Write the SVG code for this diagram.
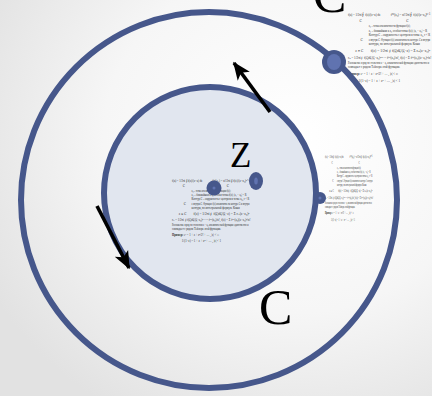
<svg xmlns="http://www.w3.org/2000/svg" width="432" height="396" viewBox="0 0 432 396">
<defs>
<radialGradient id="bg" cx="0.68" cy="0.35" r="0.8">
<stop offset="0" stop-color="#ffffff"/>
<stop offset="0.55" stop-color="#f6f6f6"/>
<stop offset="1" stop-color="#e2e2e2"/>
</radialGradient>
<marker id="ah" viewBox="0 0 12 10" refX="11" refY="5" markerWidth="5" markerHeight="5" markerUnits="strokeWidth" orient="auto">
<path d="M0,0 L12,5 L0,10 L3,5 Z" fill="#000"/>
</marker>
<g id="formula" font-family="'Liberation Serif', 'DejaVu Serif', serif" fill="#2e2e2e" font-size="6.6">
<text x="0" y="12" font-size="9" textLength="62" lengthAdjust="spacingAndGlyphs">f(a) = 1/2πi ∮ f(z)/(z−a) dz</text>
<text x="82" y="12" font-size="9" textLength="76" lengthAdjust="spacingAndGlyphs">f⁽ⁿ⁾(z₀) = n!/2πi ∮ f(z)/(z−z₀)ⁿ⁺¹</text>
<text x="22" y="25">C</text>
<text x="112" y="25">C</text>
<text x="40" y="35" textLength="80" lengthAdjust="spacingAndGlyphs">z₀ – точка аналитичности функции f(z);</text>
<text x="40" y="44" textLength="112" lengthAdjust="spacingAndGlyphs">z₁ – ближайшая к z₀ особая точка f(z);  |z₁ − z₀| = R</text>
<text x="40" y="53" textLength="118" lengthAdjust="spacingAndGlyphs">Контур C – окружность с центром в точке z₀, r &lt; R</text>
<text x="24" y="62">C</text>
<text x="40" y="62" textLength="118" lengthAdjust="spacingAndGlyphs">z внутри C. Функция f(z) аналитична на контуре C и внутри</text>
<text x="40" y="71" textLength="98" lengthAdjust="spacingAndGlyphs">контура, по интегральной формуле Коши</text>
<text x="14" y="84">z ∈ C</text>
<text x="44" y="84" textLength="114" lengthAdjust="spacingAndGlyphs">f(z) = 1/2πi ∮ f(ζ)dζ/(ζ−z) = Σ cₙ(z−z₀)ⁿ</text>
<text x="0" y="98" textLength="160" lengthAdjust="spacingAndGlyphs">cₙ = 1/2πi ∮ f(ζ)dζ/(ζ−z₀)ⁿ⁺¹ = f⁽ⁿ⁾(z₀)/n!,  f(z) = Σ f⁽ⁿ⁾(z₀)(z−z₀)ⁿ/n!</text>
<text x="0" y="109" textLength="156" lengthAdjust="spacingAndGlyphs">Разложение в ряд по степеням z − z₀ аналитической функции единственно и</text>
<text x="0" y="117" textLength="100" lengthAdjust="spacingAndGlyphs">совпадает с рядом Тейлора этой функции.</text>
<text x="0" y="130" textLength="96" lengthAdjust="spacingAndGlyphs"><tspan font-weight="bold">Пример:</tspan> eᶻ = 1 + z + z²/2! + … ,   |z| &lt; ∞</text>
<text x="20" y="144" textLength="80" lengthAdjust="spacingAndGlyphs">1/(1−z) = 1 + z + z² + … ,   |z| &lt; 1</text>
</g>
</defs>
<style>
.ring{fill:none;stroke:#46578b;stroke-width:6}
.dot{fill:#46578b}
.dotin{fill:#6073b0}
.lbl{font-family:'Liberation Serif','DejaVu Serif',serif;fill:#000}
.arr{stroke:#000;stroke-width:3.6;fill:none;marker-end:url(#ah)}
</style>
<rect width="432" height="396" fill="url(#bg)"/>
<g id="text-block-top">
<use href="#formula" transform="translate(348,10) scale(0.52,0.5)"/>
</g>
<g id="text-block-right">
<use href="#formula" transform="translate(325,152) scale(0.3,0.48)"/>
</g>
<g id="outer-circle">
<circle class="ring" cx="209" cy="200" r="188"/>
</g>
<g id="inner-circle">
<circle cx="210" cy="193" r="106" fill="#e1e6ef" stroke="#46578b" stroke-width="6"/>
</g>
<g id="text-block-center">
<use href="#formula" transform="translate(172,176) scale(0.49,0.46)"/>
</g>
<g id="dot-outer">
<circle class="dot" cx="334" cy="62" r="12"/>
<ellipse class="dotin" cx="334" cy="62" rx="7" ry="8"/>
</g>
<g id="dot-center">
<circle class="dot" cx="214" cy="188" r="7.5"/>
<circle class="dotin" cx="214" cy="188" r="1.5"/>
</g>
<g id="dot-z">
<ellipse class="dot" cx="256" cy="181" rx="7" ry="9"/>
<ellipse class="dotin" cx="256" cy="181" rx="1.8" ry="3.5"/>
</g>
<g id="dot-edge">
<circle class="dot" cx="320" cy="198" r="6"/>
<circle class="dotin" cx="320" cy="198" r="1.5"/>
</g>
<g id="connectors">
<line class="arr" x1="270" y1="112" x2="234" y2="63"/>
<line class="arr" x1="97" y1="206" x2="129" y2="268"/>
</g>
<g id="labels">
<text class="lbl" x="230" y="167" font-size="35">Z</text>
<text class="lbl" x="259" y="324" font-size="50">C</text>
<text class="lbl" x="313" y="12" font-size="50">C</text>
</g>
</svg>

- **Request**
Restate the listing above word for word, and skip the pictures.

- **Problem solution**
Write the SVG code for this diagram.
<svg xmlns="http://www.w3.org/2000/svg" width="432" height="396" viewBox="0 0 432 396">
<defs>
<radialGradient id="bg" cx="0.68" cy="0.35" r="0.8">
<stop offset="0" stop-color="#ffffff"/>
<stop offset="0.55" stop-color="#f6f6f6"/>
<stop offset="1" stop-color="#e2e2e2"/>
</radialGradient>
<marker id="ah" viewBox="0 0 12 10" refX="11" refY="5" markerWidth="5" markerHeight="5" markerUnits="strokeWidth" orient="auto">
<path d="M0,0 L12,5 L0,10 L3,5 Z" fill="#000"/>
</marker>
<g id="formula" font-family="'Liberation Serif', 'DejaVu Serif', serif" fill="#2e2e2e" font-size="6.6">
<text x="0" y="12" font-size="9" textLength="62" lengthAdjust="spacingAndGlyphs">f(a) = 1/2πi ∮ f(z)/(z−a) dz</text>
<text x="82" y="12" font-size="9" textLength="76" lengthAdjust="spacingAndGlyphs">f⁽ⁿ⁾(z₀) = n!/2πi ∮ f(z)/(z−z₀)ⁿ⁺¹</text>
<text x="22" y="25">C</text>
<text x="112" y="25">C</text>
<text x="40" y="35" textLength="80" lengthAdjust="spacingAndGlyphs">z₀ – точка аналитичности функции f(z);</text>
<text x="40" y="44" textLength="112" lengthAdjust="spacingAndGlyphs">z₁ – ближайшая к z₀ особая точка f(z);  |z₁ − z₀| = R</text>
<text x="40" y="53" textLength="118" lengthAdjust="spacingAndGlyphs">Контур C – окружность с центром в точке z₀, r &lt; R</text>
<text x="24" y="62">C</text>
<text x="40" y="62" textLength="118" lengthAdjust="spacingAndGlyphs">z внутри C. Функция f(z) аналитична на контуре C и внутри</text>
<text x="40" y="71" textLength="98" lengthAdjust="spacingAndGlyphs">контура, по интегральной формуле Коши</text>
<text x="14" y="84">z ∈ C</text>
<text x="44" y="84" textLength="114" lengthAdjust="spacingAndGlyphs">f(z) = 1/2πi ∮ f(ζ)dζ/(ζ−z) = Σ cₙ(z−z₀)ⁿ</text>
<text x="0" y="98" textLength="160" lengthAdjust="spacingAndGlyphs">cₙ = 1/2πi ∮ f(ζ)dζ/(ζ−z₀)ⁿ⁺¹ = f⁽ⁿ⁾(z₀)/n!,  f(z) = Σ f⁽ⁿ⁾(z₀)(z−z₀)ⁿ/n!</text>
<text x="0" y="109" textLength="156" lengthAdjust="spacingAndGlyphs">Разложение в ряд по степеням z − z₀ аналитической функции единственно и</text>
<text x="0" y="117" textLength="100" lengthAdjust="spacingAndGlyphs">совпадает с рядом Тейлора этой функции.</text>
<text x="0" y="130" textLength="96" lengthAdjust="spacingAndGlyphs"><tspan font-weight="bold">Пример:</tspan> eᶻ = 1 + z + z²/2! + … ,   |z| &lt; ∞</text>
<text x="20" y="144" textLength="80" lengthAdjust="spacingAndGlyphs">1/(1−z) = 1 + z + z² + … ,   |z| &lt; 1</text>
</g>
</defs>
<style>
.ring{fill:none;stroke:#46578b;stroke-width:6}
.dot{fill:#46578b}
.dotin{fill:#6073b0}
.lbl{font-family:'Liberation Serif','DejaVu Serif',serif;fill:#000}
.arr{stroke:#000;stroke-width:3.6;fill:none;marker-end:url(#ah)}
</style>
<rect width="432" height="396" fill="url(#bg)"/>
<g id="text-block-top">
<use href="#formula" transform="translate(348,10) scale(0.52,0.5)"/>
</g>
<g id="text-block-right">
<use href="#formula" transform="translate(325,152) scale(0.3,0.48)"/>
</g>
<g id="outer-circle">
<circle class="ring" cx="209" cy="200" r="188"/>
</g>
<g id="inner-circle">
<circle cx="210" cy="193" r="106" fill="#e1e6ef" stroke="#46578b" stroke-width="6"/>
</g>
<g id="text-block-center">
<use href="#formula" transform="translate(172,176) scale(0.49,0.46)"/>
</g>
<g id="dot-outer">
<circle class="dot" cx="334" cy="62" r="12"/>
<ellipse class="dotin" cx="334" cy="62" rx="7" ry="8"/>
</g>
<g id="dot-center">
<circle class="dot" cx="214" cy="188" r="7.5"/>
<circle class="dotin" cx="214" cy="188" r="1.5"/>
</g>
<g id="dot-z">
<ellipse class="dot" cx="256" cy="181" rx="7" ry="9"/>
<ellipse class="dotin" cx="256" cy="181" rx="1.8" ry="3.5"/>
</g>
<g id="dot-edge">
<circle class="dot" cx="320" cy="198" r="6"/>
<circle class="dotin" cx="320" cy="198" r="1.5"/>
</g>
<g id="connectors">
<line class="arr" x1="270" y1="112" x2="234" y2="63"/>
<line class="arr" x1="97" y1="206" x2="129" y2="268"/>
</g>
<g id="labels">
<text class="lbl" x="230" y="167" font-size="35">Z</text>
<text class="lbl" x="259" y="324" font-size="50">C</text>
<text class="lbl" x="313" y="12" font-size="50">C</text>
</g>
</svg>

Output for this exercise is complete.